Problem description:
Using the records that follow, reproduce exactly the lines starting at the line containing "What React, TypeScript" and ending at the line containing "XAxis, YAxis, ReferenceLine". Include both end lines and no pictures.

Information provided:
··········
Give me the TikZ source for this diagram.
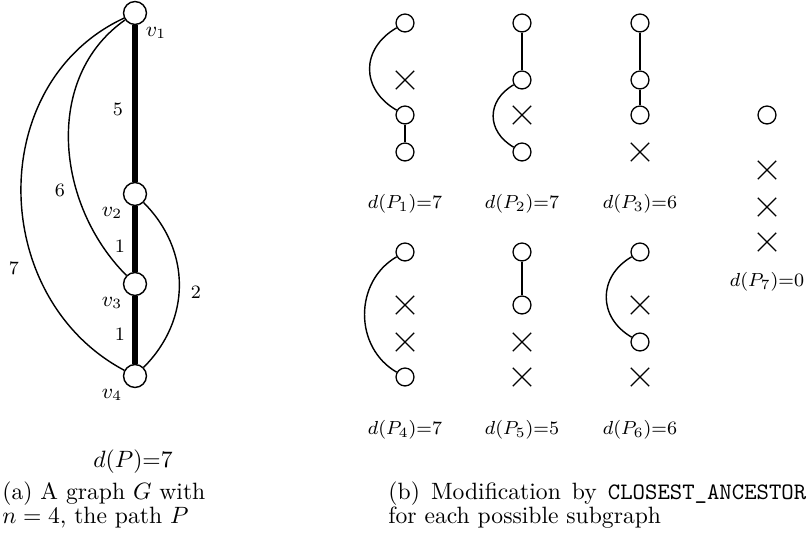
\documentclass[tikz,border=0pt]{standalone}
\usetikzlibrary{shapes.misc}
\begin{document}
\begin{tikzpicture}[x=0.4237pt,y=0.4237pt,
  bigv/.style={circle,draw,line width=0.6pt,fill=white,minimum size=9.7pt,inner sep=0pt},
  smallv/.style={circle,draw,line width=0.55pt,fill=white,minimum size=7.6pt,inner sep=0pt},
  xmark/.style={cross out,draw,line width=0.55pt,minimum size=7.2pt,inner sep=0pt},
  pathedge/.style={line width=2.8pt},
  thinedge/.style={line width=0.6pt},
  elabel/.style={font=\footnotesize,inner sep=0pt},
  vlabel/.style={font=\small,inner sep=0pt},
  dlabel/.style={font=\footnotesize,inner sep=0pt}]
\useasboundingbox (0,0) rectangle (808,-544);
% ---------- (a) graph G ----------
\node[bigv] (v1) at (135,-13) {};
\node[bigv] (v2) at (135,-194) {};
\node[bigv] (v3) at (135,-284) {};
\node[bigv] (v4) at (135,-376) {};
\draw[pathedge] (v1) -- (v2);
\draw[pathedge] (v2) -- (v3);
\draw[pathedge] (v3) -- (v4);
\draw[thinedge] (v1) to[out=205,in=152,looseness=1.12] (v4);
\draw[thinedge] (v1) to[out=215,in=135,looseness=1.0] (v3);
\draw[thinedge] (v2) to[out=-45,in=45,looseness=1.05] (v4);
\node[vlabel] (l1) at (156,-33) {$v_1$};
\node[vlabel] (l2) at (112,-213) {$v_2$};
\node[vlabel] (l3) at (112,-303) {$v_3$};
\node[vlabel] (l4) at (112,-395) {$v_4$};
\node[elabel] (e5) at (118,-109) {5};
\node[elabel] (e6) at (60,-190) {6};
\node[elabel] (e1a) at (120,-246) {1};
\node[elabel] (e7) at (14,-268) {7};
\node[elabel] (e2) at (196,-292) {2};
\node[elabel] (e1b) at (120,-334) {1};
\node[inner sep=0pt] (dP) at (133,-462) {$d(P)$=7};
% ---------- (b) subgraphs ----------
% P1
\node[smallv] (a1) at (405,-23) {};
\node[xmark]  (a2) at (405,-80) {};
\node[smallv] (a3) at (405,-115) {};
\node[smallv] (a4) at (405,-152) {};
\draw[thinedge] (a1) to[out=210,in=150,looseness=1.3] (a3);
\draw[thinedge] (a3) -- (a4);
\node[dlabel] (d1) at (405,-204) {$d(P_1)$=7};
% P2
\node[smallv] (b1) at (522,-23) {};
\node[smallv] (b2) at (522,-80) {};
\node[xmark]  (b3) at (522,-115) {};
\node[smallv] (b4) at (522,-152) {};
\draw[thinedge] (b1) -- (b2);
\draw[thinedge] (b2) to[out=210,in=150,looseness=1.3] (b4);
\node[dlabel] (d2) at (522,-204) {$d(P_2)$=7};
% P3
\node[smallv] (c1) at (640,-23) {};
\node[smallv] (c2) at (640,-80) {};
\node[smallv] (c3) at (640,-115) {};
\node[xmark]  (c4) at (640,-152) {};
\draw[thinedge] (c1) -- (c2);
\draw[thinedge] (c2) -- (c3);
\node[dlabel] (d3) at (640,-204) {$d(P_3)$=6};
% P4
\node[smallv] (f1) at (405,-252) {};
\node[xmark]  (f2) at (405,-305) {};
\node[xmark]  (f3) at (405,-342) {};
\node[smallv] (f4) at (405,-377) {};
\draw[thinedge] (f1) to[out=210,in=150,looseness=1.1] (f4);
\node[dlabel] (d4) at (405,-430) {$d(P_4)$=7};
% P5
\node[smallv] (g1) at (522,-252) {};
\node[smallv] (g2) at (522,-305) {};
\node[xmark]  (g3) at (522,-342) {};
\node[xmark]  (g4) at (522,-377) {};
\draw[thinedge] (g1) -- (g2);
\node[dlabel] (d5) at (522,-430) {$d(P_5)$=5};
% P6
\node[smallv] (h1) at (640,-252) {};
\node[xmark]  (h2) at (640,-305) {};
\node[smallv] (h3) at (640,-342) {};
\node[xmark]  (h4) at (640,-377) {};
\draw[thinedge] (h1) to[out=210,in=150,looseness=1.25] (h3);
\node[dlabel] (d6) at (640,-430) {$d(P_6)$=6};
% P7
\node[smallv] (k1) at (767,-115) {};
\node[xmark]  (k2) at (767,-170) {};
\node[xmark]  (k3) at (767,-207) {};
\node[xmark]  (k4) at (767,-242) {};
\node[dlabel] (d7) at (767,-282) {$d(P_7)$=0};
% ---------- captions ----------
\node[anchor=base west,inner sep=0pt] (ca1) at (2,-500) {(a) A graph $G$ with};
\node[anchor=base west,inner sep=0pt] (ca2) at (2,-524) {$n=4$, the path $P$};
\node[anchor=base west,inner sep=0pt] (cb1) at (388,-500) {\makebox[177pt][s]{(b) Modification by \texttt{CLOSEST\_ANCESTOR}}};
\node[anchor=base west,inner sep=0pt] (cb2) at (388,-524) {for each possible subgraph};
\end{tikzpicture}
\end{document}
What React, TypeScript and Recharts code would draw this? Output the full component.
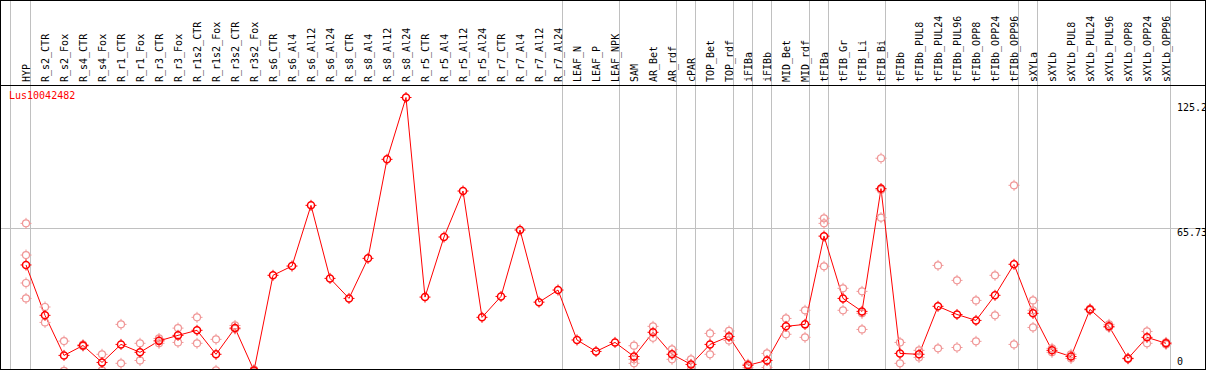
import { ComposedChart, Line, XAxis, YAxis, ReferenceLine } from 'recharts';

const labels = [
  'HYP',
  'R_s2_CTR', 'R_s2_Fox', 'R_s4_CTR', 'R_s4_Fox', 'R_r1_CTR', 'R_r1_Fox', 'R_r3_CTR', 'R_r3_Fox',
  'R_r1s2_CTR', 'R_r1s2_Fox', 'R_r3s2_CTR', 'R_r3s2_Fox',
  'R_s6_CTR', 'R_s6_Al4', 'R_s6_Al12', 'R_s6_Al24', 'R_s8_CTR', 'R_s8_Al4', 'R_s8_Al12', 'R_s8_Al24',
  'R_r5_CTR', 'R_r5_Al4', 'R_r5_Al12', 'R_r5_Al24', 'R_r7_CTR', 'R_r7_Al4', 'R_r7_Al12', 'R_r7_Al24',
  'LEAF_N', 'LEAF_P', 'LEAF_NPK',
  'SAM', 'AR_Bet', 'AR_rdf', 'cPAR', 'TOP_Bet', 'TOP_rdf', 'iFIBa', 'iFIBb', 'MID_Bet', 'MID_rdf',
  'tFIBa', 'tFIB_Gr', 'tFIB_Li', 'tFIB_Bi',
  'tFIBb', 'tFIBb_PUL8', 'tFIBb_PUL24', 'tFIBb_PUL96', 'tFIBb_OPP8', 'tFIBb_OPP24', 'tFIBb_OPP96',
  'sXYLa', 'sXYLb', 'sXYLb_PUL8', 'sXYLb_PUL24', 'sXYLb_PUL96', 'sXYLb_OPP8', 'sXYLb_OPP24', 'sXYLb_OPP96',
];

// mean expression per sample
const means = [
  49.1,
  26.2, 8.0, 12.5, 4.8, 13.0, 9.4, 14.6, 17.1,
  19.4, 8.5, 20.4, 1.1,
  44.4, 48.6, 76.2, 43.0, 33.9, 52.1, 97.1, 125.2,
  34.5, 61.8, 82.7, 25.3, 34.8, 65.0, 32.2, 37.7,
  15.0, 9.8, 13.9,
  7.5, 18.5, 8.5, 3.9, 13.0, 16.6, 3.5, 5.7, 21.2, 22.1,
  62.2, 33.9, 28.0, 83.8,
  8.9, 8.5, 30.3, 26.6, 23.9, 35.3, 49.4,
  27.1, 10.3, 7.5, 28.9, 21.2, 6.6, 16.2, 13.5,
];

// individual replicates (null = none shown)
const rep1 = [
  68.0,
  30.0, 14.5, 12.9, 8.5, 22.1, 13.5, 15.7, 20.4,
  25.3, 15.3, 21.6, 0.5,
  null, null, null, null, null, null, null, null,
  null, null, null, null, null, null, null, null,
  null, null, null,
  12.4, 21.2, 10.7, 6.2, 18.0, 19.1, 2.4, 8.9, 24.8, 28.5,
  70.3, 38.5, 37.1, 97.6,
  13.9, 10.3, 48.9, 42.1, 33.0, 44.4, 85.3,
  33.0, 11.2, 8.5, 29.2, 22.1, 6.4, 18.9, 13.9,
];
const rep2 = [
  53.6,
  23.0, 1.0, 12.2, 1.2, 4.4, 5.7, 13.5, 13.9,
  13.5, 1.2, 20.0, 1.6,
  null, null, null, null, null, null, null, null,
  null, null, null, null, null, null, null, null,
  null, null, null,
  6.2, 16.0, 6.2, 1.4, 8.5, 14.8, 4.0, 2.5, 17.6, 16.2,
  68.0, 28.5, 27.1, 70.6,
  4.4, 7.1, 11.2, 11.6, 14.4, 26.2, 13.0,
  20.7, 9.4, 6.6, 28.6, 20.7, 6.8, 13.5, 13.0,
];
const rep3 = [
  40.9,
  null, null, null, null, null, null, null, null,
  null, null, null, 1.3,
  null, null, null, null, null, null, null, null,
  null, null, null, null, null, null, null, null,
  null, null, null,
  4.4, null, null, null, null, null, null, null, null, null,
  48.5, null, 19.8, 83.2,
  null, null, null, null, null, null, null,
  28.5, null, null, null, null, null, null, null,
];
const rep4 = [
  33.9,
  null, null, null, null, null, null, null, null,
  null, null, null, null,
  null, null, null, null, null, null, null, null,
  null, null, null, null, null, null, null, null,
  null, null, null,
  null, null, null, null, null, null, null, null, null, null,
  null, null, null, null,
  null, null, null, null, null, null, null,
  null, null, null, null, null, null, null, null,
];

// group boundaries: a gray rule drawn just after these sample indices
const groupEnds = [0, 28, 31, 34, 35, 37, 38, 39, 41, 42, 45, 52, 53, 60];
const gridValues = [65.73];
const axisTicks = [0, 65.73, 125.2];
const geneName = 'Lus10042482';

const W = 1206;
const H = 373;
const X0 = 26; // pixel of first sample
const STEP = 19; // pixels per sample
const Y_MAX = 169.06;
const FONT = '"DejaVu Sans Mono", "Liberation Mono", monospace';
const RED = '#ff0000';
const PINK = '#f09696';
const GRAY = '#c0c0c0';

const data = labels.map((name, i) => ({
  i,
  name,
  mean: means[i],
  r1: rep1[i],
  r2: rep2[i],
  r3: rep3[i],
  r4: rep4[i],
}));

function makeDot(color: string, width: number) {
  return (p: any) => {
    const { cx, cy, value, index } = p;
    if (value == null || cx == null || cy == null) return <g key={`e${index}`} />;
    return (
      <g key={`d${index}`}>
        <circle cx={cx} cy={cy} r={3.5} fill="none" stroke={color} strokeWidth={width} />
        <path
          d={`M${cx},${cy - 5.5}v2M${cx},${cy + 3.5}v2M${cx - 5.5},${cy}h2M${cx + 3.5},${cy}h2`}
          stroke={color}
          strokeWidth={1}
        />
      </g>
    );
  };
}

const HeaderTick = (p: any) => {
  const { x, payload } = p;
  return (
    <g>
      <text
        transform={`translate(${x + 4},82) rotate(-90)`}
        fontFamily={FONT}
        fontSize={10}
        fill="#000"
        textAnchor="start"
      >
        {labels[payload.value]}
      </text>
    </g>
  );
};

const tickDy: Record<string, number> = { '0': -8, '65.73': 7.7, '125.2': 13.5 };

const RightTick = (p: any) => {
  const { y, payload } = p;
  return (
    <g>
      <text x={1177} y={y + (tickDy[String(payload.value)] ?? 0)} fontFamily={FONT} fontSize={10} fill="#000">
        {payload.value}
      </text>
    </g>
  );
};

export default function App() {
  const xDomain = [-X0 / STEP, (W - 1 - X0) / STEP];
  const sepOffset = 4.3 / STEP;

  return (
    <div style={{ position: 'relative', width: W, height: 370, overflow: 'hidden', background: '#fff' }}>
      <style>{'body{margin:0}'}</style>
      <ComposedChart width={W} height={H} data={data} margin={{ top: 0, right: 0, bottom: 0, left: 0 }}>
        <XAxis
          dataKey="i"
          type="number"
          orientation="top"
          height={1}
          domain={xDomain}
          allowDataOverflow
          ticks={labels.map((_, i) => i)}
          interval={0}
          tick={HeaderTick}
          tickLine={false}
          axisLine={false}
        />
        <YAxis
          orientation="right"
          width={1}
          type="number"
          domain={[0, Y_MAX]}
          allowDataOverflow
          ticks={axisTicks}
          interval={0}
          tick={RightTick}
          tickLine={false}
          axisLine={false}
        />
        <ReferenceLine x={-0.826} stroke={GRAY} strokeWidth={1} shapeRendering="crispEdges" />
        {groupEnds.map((g) => (
          <ReferenceLine key={g} x={g + sepOffset} stroke={GRAY} strokeWidth={1} shapeRendering="crispEdges" />
        ))}
        {gridValues.map((v) => (
          <ReferenceLine key={v} y={v} stroke={GRAY} strokeWidth={1} shapeRendering="crispEdges" />
        ))}
        {['r1', 'r2', 'r3', 'r4'].map((k) => (
          <Line
            key={k}
            dataKey={k}
            stroke="none"
            dot={makeDot(PINK, 1.2)}
            activeDot={false}
            isAnimationActive={false}
          />
        ))}
        <Line
          dataKey="mean"
          stroke={RED}
          strokeWidth={1}
          dot={makeDot(RED, 1.5)}
          activeDot={false}
          isAnimationActive={false}
        />
      </ComposedChart>
      <div
        style={{
          position: 'absolute',
          left: 9,
          top: 90,
          color: RED,
          fontFamily: FONT,
          fontSize: 10,
          lineHeight: '12px',
        }}
      >
        {geneName}
      </div>
      <div style={{ position: 'absolute', left: 0, top: 85, width: W, height: 1, background: '#000' }} />
      <div
        style={{
          position: 'absolute',
          left: 0,
          top: 0,
          width: W,
          height: 370,
          border: '1px solid #000',
          boxSizing: 'border-box',
          pointerEvents: 'none',
        }}
      />
    </div>
  );
}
··········
In response:
What React, TypeScript and Recharts code would draw this? Output the full component.
import { ComposedChart, Line, XAxis, YAxis, ReferenceLine } from 'recharts';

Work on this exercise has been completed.